◆ What this task involves
Can you print the data exactly and leave out each image?

◆ Collected data
** BEGIN **
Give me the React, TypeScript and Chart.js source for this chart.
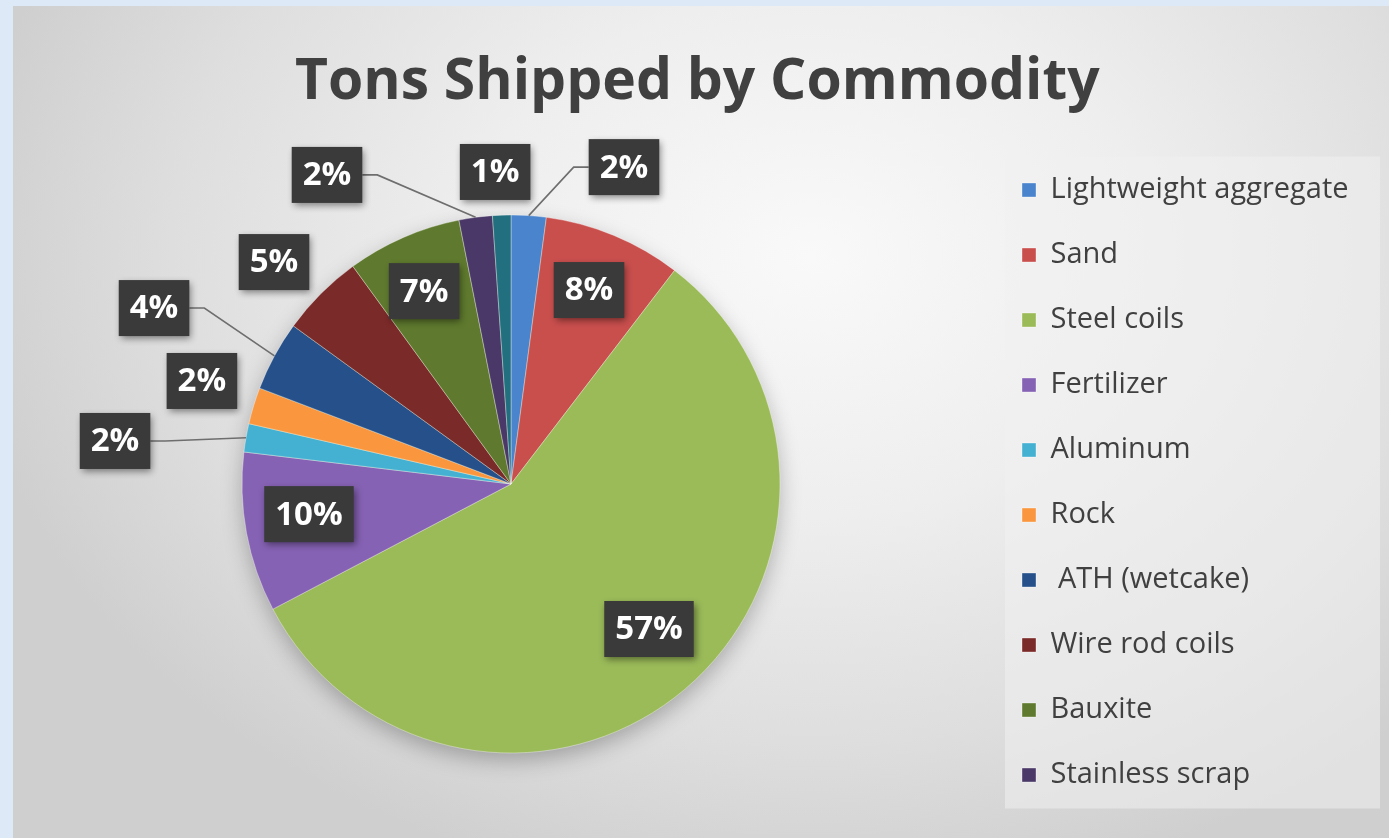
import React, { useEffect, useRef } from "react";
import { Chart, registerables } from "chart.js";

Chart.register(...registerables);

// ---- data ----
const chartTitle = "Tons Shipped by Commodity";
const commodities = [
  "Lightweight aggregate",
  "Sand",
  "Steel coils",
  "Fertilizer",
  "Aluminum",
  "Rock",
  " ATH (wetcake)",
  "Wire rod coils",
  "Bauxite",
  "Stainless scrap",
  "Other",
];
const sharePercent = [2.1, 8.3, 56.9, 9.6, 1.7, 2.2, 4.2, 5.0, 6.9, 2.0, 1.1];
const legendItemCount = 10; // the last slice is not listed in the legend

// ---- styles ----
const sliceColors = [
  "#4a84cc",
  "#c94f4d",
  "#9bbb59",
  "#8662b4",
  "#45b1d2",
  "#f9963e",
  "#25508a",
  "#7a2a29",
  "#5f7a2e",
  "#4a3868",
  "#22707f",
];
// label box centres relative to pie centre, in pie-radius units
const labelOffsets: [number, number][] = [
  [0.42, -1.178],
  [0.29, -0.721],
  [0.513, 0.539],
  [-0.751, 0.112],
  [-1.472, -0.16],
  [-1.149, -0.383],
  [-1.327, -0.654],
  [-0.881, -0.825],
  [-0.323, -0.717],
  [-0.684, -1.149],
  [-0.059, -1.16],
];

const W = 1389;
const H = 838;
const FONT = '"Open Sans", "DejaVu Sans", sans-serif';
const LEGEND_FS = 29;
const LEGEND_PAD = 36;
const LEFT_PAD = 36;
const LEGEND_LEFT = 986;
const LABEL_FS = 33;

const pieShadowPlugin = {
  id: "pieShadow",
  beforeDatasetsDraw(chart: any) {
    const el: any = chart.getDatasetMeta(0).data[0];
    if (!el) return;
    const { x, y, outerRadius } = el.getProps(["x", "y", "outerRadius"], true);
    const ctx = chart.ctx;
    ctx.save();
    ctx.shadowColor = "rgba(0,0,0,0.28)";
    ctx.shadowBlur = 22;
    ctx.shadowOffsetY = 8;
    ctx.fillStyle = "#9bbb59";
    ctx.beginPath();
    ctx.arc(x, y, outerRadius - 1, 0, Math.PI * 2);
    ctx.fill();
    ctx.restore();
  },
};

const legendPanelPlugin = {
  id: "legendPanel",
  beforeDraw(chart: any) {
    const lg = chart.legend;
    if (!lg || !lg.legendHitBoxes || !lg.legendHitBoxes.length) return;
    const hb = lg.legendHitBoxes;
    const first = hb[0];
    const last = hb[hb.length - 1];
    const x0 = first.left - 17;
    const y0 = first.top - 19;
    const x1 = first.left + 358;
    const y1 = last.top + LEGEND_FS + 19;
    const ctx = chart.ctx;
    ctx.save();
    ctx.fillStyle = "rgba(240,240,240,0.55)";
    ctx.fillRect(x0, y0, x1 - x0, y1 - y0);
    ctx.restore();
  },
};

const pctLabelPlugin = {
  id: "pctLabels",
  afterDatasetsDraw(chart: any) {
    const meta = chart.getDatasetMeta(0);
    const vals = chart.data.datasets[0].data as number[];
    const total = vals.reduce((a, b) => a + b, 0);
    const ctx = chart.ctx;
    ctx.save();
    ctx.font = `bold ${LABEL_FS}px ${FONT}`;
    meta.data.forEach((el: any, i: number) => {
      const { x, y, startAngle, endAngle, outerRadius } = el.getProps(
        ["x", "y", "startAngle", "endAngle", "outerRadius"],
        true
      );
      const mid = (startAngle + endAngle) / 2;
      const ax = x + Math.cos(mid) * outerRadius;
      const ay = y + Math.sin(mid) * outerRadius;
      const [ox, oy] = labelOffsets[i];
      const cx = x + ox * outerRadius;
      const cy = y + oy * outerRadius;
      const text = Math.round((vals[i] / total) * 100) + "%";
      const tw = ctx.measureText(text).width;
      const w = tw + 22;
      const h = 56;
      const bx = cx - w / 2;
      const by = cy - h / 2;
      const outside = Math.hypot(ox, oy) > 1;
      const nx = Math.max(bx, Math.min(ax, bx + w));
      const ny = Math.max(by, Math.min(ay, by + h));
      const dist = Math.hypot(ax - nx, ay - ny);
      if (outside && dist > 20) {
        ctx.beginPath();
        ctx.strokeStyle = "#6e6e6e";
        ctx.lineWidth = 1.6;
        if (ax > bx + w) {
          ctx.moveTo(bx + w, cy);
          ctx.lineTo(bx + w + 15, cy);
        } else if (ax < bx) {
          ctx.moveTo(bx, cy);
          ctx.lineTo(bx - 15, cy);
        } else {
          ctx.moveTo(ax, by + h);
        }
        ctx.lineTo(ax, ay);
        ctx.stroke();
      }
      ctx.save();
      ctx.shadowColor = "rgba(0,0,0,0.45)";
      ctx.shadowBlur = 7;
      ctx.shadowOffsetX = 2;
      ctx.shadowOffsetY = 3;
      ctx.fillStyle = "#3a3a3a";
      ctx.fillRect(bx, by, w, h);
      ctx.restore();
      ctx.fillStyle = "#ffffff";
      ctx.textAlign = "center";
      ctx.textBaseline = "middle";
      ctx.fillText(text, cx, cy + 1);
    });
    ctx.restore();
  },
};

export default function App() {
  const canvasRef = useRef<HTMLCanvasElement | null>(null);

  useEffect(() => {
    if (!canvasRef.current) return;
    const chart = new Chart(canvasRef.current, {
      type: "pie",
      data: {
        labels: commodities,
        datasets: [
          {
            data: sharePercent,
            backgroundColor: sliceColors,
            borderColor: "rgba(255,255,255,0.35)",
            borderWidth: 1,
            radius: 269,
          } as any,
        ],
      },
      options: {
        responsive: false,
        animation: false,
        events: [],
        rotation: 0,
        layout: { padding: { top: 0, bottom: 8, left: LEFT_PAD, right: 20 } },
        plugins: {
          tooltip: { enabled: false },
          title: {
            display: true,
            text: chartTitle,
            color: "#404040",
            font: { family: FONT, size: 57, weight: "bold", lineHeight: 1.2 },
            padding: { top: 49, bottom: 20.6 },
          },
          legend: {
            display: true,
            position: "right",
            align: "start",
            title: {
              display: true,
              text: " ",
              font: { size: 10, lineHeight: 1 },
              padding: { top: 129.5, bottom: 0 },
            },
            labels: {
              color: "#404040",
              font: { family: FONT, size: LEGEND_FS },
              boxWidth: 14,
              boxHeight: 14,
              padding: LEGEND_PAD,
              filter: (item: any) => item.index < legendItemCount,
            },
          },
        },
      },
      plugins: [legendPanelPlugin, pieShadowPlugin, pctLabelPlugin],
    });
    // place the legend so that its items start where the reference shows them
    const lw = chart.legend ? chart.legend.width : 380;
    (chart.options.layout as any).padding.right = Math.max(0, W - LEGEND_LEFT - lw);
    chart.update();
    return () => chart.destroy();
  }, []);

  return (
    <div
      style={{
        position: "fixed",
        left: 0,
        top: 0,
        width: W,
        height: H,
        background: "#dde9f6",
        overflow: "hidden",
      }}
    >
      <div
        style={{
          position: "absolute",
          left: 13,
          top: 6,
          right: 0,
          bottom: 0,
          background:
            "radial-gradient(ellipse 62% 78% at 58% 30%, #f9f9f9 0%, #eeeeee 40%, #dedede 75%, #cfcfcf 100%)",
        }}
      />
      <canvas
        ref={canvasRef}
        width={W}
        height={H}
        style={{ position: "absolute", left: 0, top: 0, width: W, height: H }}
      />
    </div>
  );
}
** END **
◆ Exercise response
Give me the React, TypeScript and Chart.js source for this chart.
import React, { useEffect, useRef } from "react";
import { Chart, registerables } from "chart.js";

Chart.register(...registerables);

// ---- data ----
const chartTitle = "Tons Shipped by Commodity";
const commodities = [
  "Lightweight aggregate",
  "Sand",
  "Steel coils",
  "Fertilizer",
  "Aluminum",
  "Rock",
  " ATH (wetcake)",
  "Wire rod coils",
  "Bauxite",
  "Stainless scrap",
  "Other",
];
const sharePercent = [2.1, 8.3, 56.9, 9.6, 1.7, 2.2, 4.2, 5.0, 6.9, 2.0, 1.1];
const legendItemCount = 10; // the last slice is not listed in the legend

// ---- styles ----
const sliceColors = [
  "#4a84cc",
  "#c94f4d",
  "#9bbb59",
  "#8662b4",
  "#45b1d2",
  "#f9963e",
  "#25508a",
  "#7a2a29",
  "#5f7a2e",
  "#4a3868",
  "#22707f",
];
// label box centres relative to pie centre, in pie-radius units
const labelOffsets: [number, number][] = [
  [0.42, -1.178],
  [0.29, -0.721],
  [0.513, 0.539],
  [-0.751, 0.112],
  [-1.472, -0.16],
  [-1.149, -0.383],
  [-1.327, -0.654],
  [-0.881, -0.825],
  [-0.323, -0.717],
  [-0.684, -1.149],
  [-0.059, -1.16],
];

const W = 1389;
const H = 838;
const FONT = '"Open Sans", "DejaVu Sans", sans-serif';
const LEGEND_FS = 29;
const LEGEND_PAD = 36;
const LEFT_PAD = 36;
const LEGEND_LEFT = 986;
const LABEL_FS = 33;

const pieShadowPlugin = {
  id: "pieShadow",
  beforeDatasetsDraw(chart: any) {
    const el: any = chart.getDatasetMeta(0).data[0];
    if (!el) return;
    const { x, y, outerRadius } = el.getProps(["x", "y", "outerRadius"], true);
    const ctx = chart.ctx;
    ctx.save();
    ctx.shadowColor = "rgba(0,0,0,0.28)";
    ctx.shadowBlur = 22;
    ctx.shadowOffsetY = 8;
    ctx.fillStyle = "#9bbb59";
    ctx.beginPath();
    ctx.arc(x, y, outerRadius - 1, 0, Math.PI * 2);
    ctx.fill();
    ctx.restore();
  },
};

const legendPanelPlugin = {
  id: "legendPanel",
  beforeDraw(chart: any) {
    const lg = chart.legend;
    if (!lg || !lg.legendHitBoxes || !lg.legendHitBoxes.length) return;
    const hb = lg.legendHitBoxes;
    const first = hb[0];
    const last = hb[hb.length - 1];
    const x0 = first.left - 17;
    const y0 = first.top - 19;
    const x1 = first.left + 358;
    const y1 = last.top + LEGEND_FS + 19;
    const ctx = chart.ctx;
    ctx.save();
    ctx.fillStyle = "rgba(240,240,240,0.55)";
    ctx.fillRect(x0, y0, x1 - x0, y1 - y0);
    ctx.restore();
  },
};

const pctLabelPlugin = {
  id: "pctLabels",
  afterDatasetsDraw(chart: any) {
    const meta = chart.getDatasetMeta(0);
    const vals = chart.data.datasets[0].data as number[];
    const total = vals.reduce((a, b) => a + b, 0);
    const ctx = chart.ctx;
    ctx.save();
    ctx.font = `bold ${LABEL_FS}px ${FONT}`;
    meta.data.forEach((el: any, i: number) => {
      const { x, y, startAngle, endAngle, outerRadius } = el.getProps(
        ["x", "y", "startAngle", "endAngle", "outerRadius"],
        true
      );
      const mid = (startAngle + endAngle) / 2;
      const ax = x + Math.cos(mid) * outerRadius;
      const ay = y + Math.sin(mid) * outerRadius;
      const [ox, oy] = labelOffsets[i];
      const cx = x + ox * outerRadius;
      const cy = y + oy * outerRadius;
      const text = Math.round((vals[i] / total) * 100) + "%";
      const tw = ctx.measureText(text).width;
      const w = tw + 22;
      const h = 56;
      const bx = cx - w / 2;
      const by = cy - h / 2;
      const outside = Math.hypot(ox, oy) > 1;
      const nx = Math.max(bx, Math.min(ax, bx + w));
      const ny = Math.max(by, Math.min(ay, by + h));
      const dist = Math.hypot(ax - nx, ay - ny);
      if (outside && dist > 20) {
        ctx.beginPath();
        ctx.strokeStyle = "#6e6e6e";
        ctx.lineWidth = 1.6;
        if (ax > bx + w) {
          ctx.moveTo(bx + w, cy);
          ctx.lineTo(bx + w + 15, cy);
        } else if (ax < bx) {
          ctx.moveTo(bx, cy);
          ctx.lineTo(bx - 15, cy);
        } else {
          ctx.moveTo(ax, by + h);
        }
        ctx.lineTo(ax, ay);
        ctx.stroke();
      }
      ctx.save();
      ctx.shadowColor = "rgba(0,0,0,0.45)";
      ctx.shadowBlur = 7;
      ctx.shadowOffsetX = 2;
      ctx.shadowOffsetY = 3;
      ctx.fillStyle = "#3a3a3a";
      ctx.fillRect(bx, by, w, h);
      ctx.restore();
      ctx.fillStyle = "#ffffff";
      ctx.textAlign = "center";
      ctx.textBaseline = "middle";
      ctx.fillText(text, cx, cy + 1);
    });
    ctx.restore();
  },
};

export default function App() {
  const canvasRef = useRef<HTMLCanvasElement | null>(null);

  useEffect(() => {
    if (!canvasRef.current) return;
    const chart = new Chart(canvasRef.current, {
      type: "pie",
      data: {
        labels: commodities,
        datasets: [
          {
            data: sharePercent,
            backgroundColor: sliceColors,
            borderColor: "rgba(255,255,255,0.35)",
            borderWidth: 1,
            radius: 269,
          } as any,
        ],
      },
      options: {
        responsive: false,
        animation: false,
        events: [],
        rotation: 0,
        layout: { padding: { top: 0, bottom: 8, left: LEFT_PAD, right: 20 } },
        plugins: {
          tooltip: { enabled: false },
          title: {
            display: true,
            text: chartTitle,
            color: "#404040",
            font: { family: FONT, size: 57, weight: "bold", lineHeight: 1.2 },
            padding: { top: 49, bottom: 20.6 },
          },
          legend: {
            display: true,
            position: "right",
            align: "start",
            title: {
              display: true,
              text: " ",
              font: { size: 10, lineHeight: 1 },
              padding: { top: 129.5, bottom: 0 },
            },
            labels: {
              color: "#404040",
              font: { family: FONT, size: LEGEND_FS },
              boxWidth: 14,
              boxHeight: 14,
              padding: LEGEND_PAD,
              filter: (item: any) => item.index < legendItemCount,
            },
          },
        },
      },
      plugins: [legendPanelPlugin, pieShadowPlugin, pctLabelPlugin],
    });
    // place the legend so that its items start where the reference shows them
    const lw = chart.legend ? chart.legend.width : 380;
    (chart.options.layout as any).padding.right = Math.max(0, W - LEGEND_LEFT - lw);
    chart.update();
    return () => chart.destroy();
  }, []);

  return (
    <div
      style={{
        position: "fixed",
        left: 0,
        top: 0,
        width: W,
        height: H,
        background: "#dde9f6",
        overflow: "hidden",
      }}
    >
      <div
        style={{
          position: "absolute",
          left: 13,
          top: 6,
          right: 0,
          bottom: 0,
          background:
            "radial-gradient(ellipse 62% 78% at 58% 30%, #f9f9f9 0%, #eeeeee 40%, #dedede 75%, #cfcfcf 100%)",
        }}
      />
      <canvas
        ref={canvasRef}
        width={W}
        height={H}
        style={{ position: "absolute", left: 0, top: 0, width: W, height: H }}
      />
    </div>
  );
}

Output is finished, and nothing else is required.